As divergências acentuaram-se devido a projectos de defesa antimísseis da administração republicana – questão abordada na cimeira de Moscovo de Maio de 2002 sobre armamento estratégico – e à crescente desconfiança de Putin quanto às intenções dos Estados Unidos em relação ao «estrangeiro próximo», os 14 estados tornados independentes na sequência da dissolução da União Soviética.

Os dois chefes de estado evitaram, todavia, confrontos públicos nas 28 reuniões oficiais e encontros informais que mantiveram até Bush ceder a presidência a Barack Obama em 2009.

A condenação da invasão russa da Geórgia em Agosto de 2008 ocorreu já durante o interregno presidencial de Dmitri Medvedev, sendo Putin primeiro-ministro, mas algo ficara muito claro no derradeiro encontro.

Ao verem-se na sua residência de veraneio de Sotchi, em Abril de 2008, após a Cimeira da NATO em Bucareste, Putin fora muito explícito ao dizer a Bush que a entrada da Geórgia na aliança ocidental em nada contribuiria para resolver o conflito entre Tbilissi e as regiões separatistas da Abcázia e Ossétia do Sul.

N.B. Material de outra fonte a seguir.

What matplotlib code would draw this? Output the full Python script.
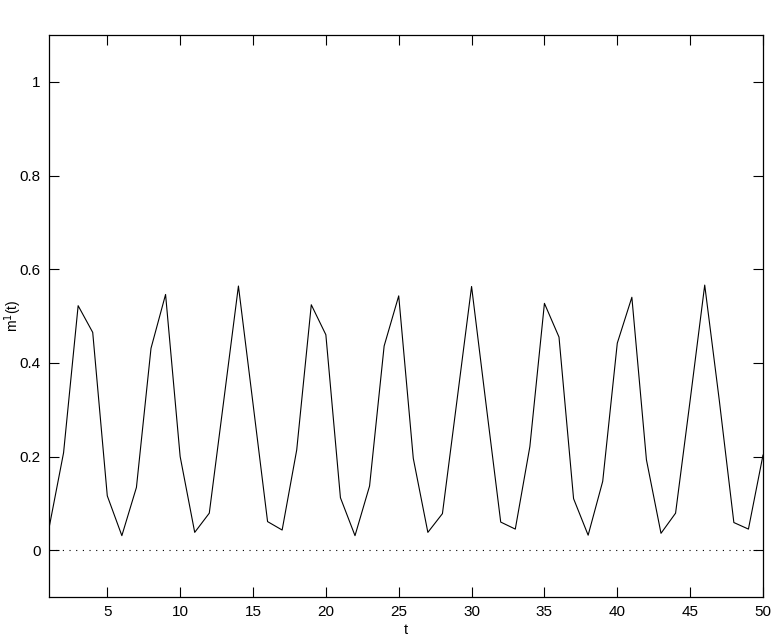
import matplotlib
matplotlib.use("Agg")
import matplotlib.pyplot as plt
import numpy as np

t = list(range(1, 51))
m1 = [0.047, 0.208, 0.522, 0.465, 0.116, 0.031, 0.134, 0.431, 0.546, 0.200,
      0.038, 0.079, 0.321, 0.564, 0.313, 0.061, 0.043, 0.214, 0.524, 0.460,
      0.112, 0.031, 0.137, 0.436, 0.543, 0.196, 0.038, 0.078, 0.320, 0.563,
      0.310, 0.060, 0.045, 0.221, 0.527, 0.455, 0.110, 0.032, 0.147, 0.442,
      0.540, 0.193, 0.036, 0.079, 0.320, 0.566, 0.320, 0.059, 0.045, 0.203]
xticks = [5, 10, 15, 20, 25, 30, 35, 40, 45, 50]
yticks = [0, 0.2, 0.4, 0.6, 0.8, 1]
ytick_labels = ["0", "0.2", "0.4", "0.6", "0.8", "1"]

plt.rcParams['font.family'] = ['Liberation Sans', 'DejaVu Sans']

fig = plt.figure(figsize=(7.79, 6.40), dpi=100)
ax = fig.add_axes([49/779, 1-597/640, (763-49)/779, (597-35)/640])

ax.plot(t, m1, color='black', linewidth=0.8)
ax.plot([1, 50], [0, 0], color='black', linewidth=0.8, linestyle=(0, (1, 5)))

ax.set_xlim(1, 50)
ax.set_ylim(-0.1, 1.1)
ax.set_xticks(xticks)
ax.set_xticklabels([str(x) for x in xticks])
ax.set_yticks(yticks)
ax.set_yticklabels(ytick_labels)
ax.tick_params(direction='in', length=7, width=0.8, top=True, right=True,
               labelsize=11, pad=6)
for s in ax.spines.values():
    s.set_linewidth(0.9)

ax.set_xlabel('t', fontsize=10.5)
ax.xaxis.set_label_coords(0.5, -0.058)
ax.xaxis.label.set_va('center')
ax.set_ylabel(r'm$^1$(t)', fontsize=10)
ax.yaxis.set_label_coords(-0.050, 0.5)
ax.yaxis.label.set_va('center')

fig.savefig('out.png', dpi=100)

A Rússia ver-se-ia ainda obrigada a responder à ameaça de «novas bases militares e sistemas de armamento próximas das nossas fronteiras».

O mesmo valia quanto à eventual adesão da Ucrânia à NATO que Bush defendera.

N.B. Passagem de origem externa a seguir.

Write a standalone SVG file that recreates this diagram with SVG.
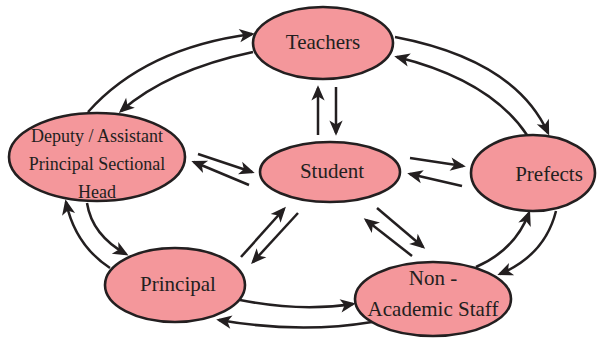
<svg xmlns="http://www.w3.org/2000/svg" width="600" height="338" viewBox="0 0 600 338">
<style>
.node ellipse{fill:#f4979b;stroke:#231f20;stroke-width:2.6}
.node text{font-family:'Liberation Serif','DejaVu Serif',serif;font-size:21px;fill:#231f20;text-anchor:middle}
.node text.sm{font-size:18px}
#connectors path{fill:none;stroke:#231f20;stroke-width:2.5;marker-end:url(#ah)}
</style>
<defs>
<marker id="ah" markerUnits="userSpaceOnUse" markerWidth="20" markerHeight="16" viewBox="-12 -7 16 14" refX="0" refY="0" orient="auto">
<path d="M2.5,0 L-11,-5.8 L-7.5,0 L-11,5.8 Z" fill="#231f20"/>
</marker>
</defs>
<rect width="600" height="338" fill="#fff"/>
<g id="connectors">
<path d="M88,112 Q145,48 252,34"/>
<path d="M253,52 Q168,70 121,111"/>
<path d="M395,37 Q515,60 548,133"/>
<path d="M527,135 Q490,80 397,57"/>
<path d="M318,135 L318,88"/>
<path d="M336,87 L336,133"/>
<path d="M198,154 L252,172"/>
<path d="M249,185 L194,162"/>
<path d="M410,158 L463,166"/>
<path d="M462,186 L410,174"/>
<path d="M241,257 L284,209"/>
<path d="M298,213 L253,262"/>
<path d="M377,208 L423,247"/>
<path d="M412,256 L366,220"/>
<path d="M87,203 Q92,235 126,254"/>
<path d="M110,268 Q75,245 66,202"/>
<path d="M240,300 Q300,312 353,304"/>
<path d="M372,322 Q300,334 219,320"/>
<path d="M476,267 Q515,250 529,213"/>
<path d="M556,211 Q545,255 500,274"/>
</g>
<g id="teachers" class="node"><ellipse cx="323" cy="43" rx="70" ry="36"/><text x="323" y="49" font-family="Liberation Serif">Teachers</text></g>
<g id="deputy" class="node"><ellipse cx="97" cy="157" rx="88" ry="44"/><text class="sm" x="97" y="142">Deputy / Assistant</text><text class="sm" x="97" y="170">Principal Sectional</text><text class="sm" x="97" y="198">Head</text></g>
<g id="student" class="node"><ellipse cx="330" cy="172" rx="70" ry="30"/><text x="332" y="178">Student</text></g>
<g id="prefects" class="node"><ellipse cx="533" cy="173" rx="62" ry="38"/><text x="549" y="181">Prefects</text></g>
<g id="principal" class="node"><ellipse cx="175" cy="285" rx="70" ry="37"/><text x="178" y="291">Principal</text></g>
<g id="nonacademic" class="node"><ellipse cx="433" cy="299" rx="78" ry="37"/><text x="433" y="285">Non -</text><text x="433" y="316">Academic Staff</text></g>
</svg>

Para Putin a entrada da Ucrânia numa aliança militar ocidental era inaceitável e redundaria, por sua vez, num «conflito de longa duração» entre a Rússia e a NATO em torno de um «país artificial criado na era soviética».

O selo do destino

Em Março de 2014 a invasão e anexação da Crimeia selaram um destino de guerra anunciada.

Depois, em Fevereiro de 2002, ao anunciar uma «operação militar especial» para pôr termo ao genocídio em Lugansk e Donetsk e proceder à «desmilitarização e desnazificação da Ucrânia», Putin expressou o sentimento íntimo que há muito o movia.

O enfraquecimento da URSS a partir da década de 1980 e a sua desagregação representavam «uma boa lição plena de actualidade», referiu Putin no discurso de guerra.

«A paralisia do poder, da vontade, é o primeiro passo para a degradação total da vontade e a extinção», disse, então, pelo que acima de tudo importa o ímpeto da conquista.

Não tereis, pois, paz na Ucrânia enquanto Putin e os seus fizerem valer a vontade de poder e a obsessão de império que consume a Rússia.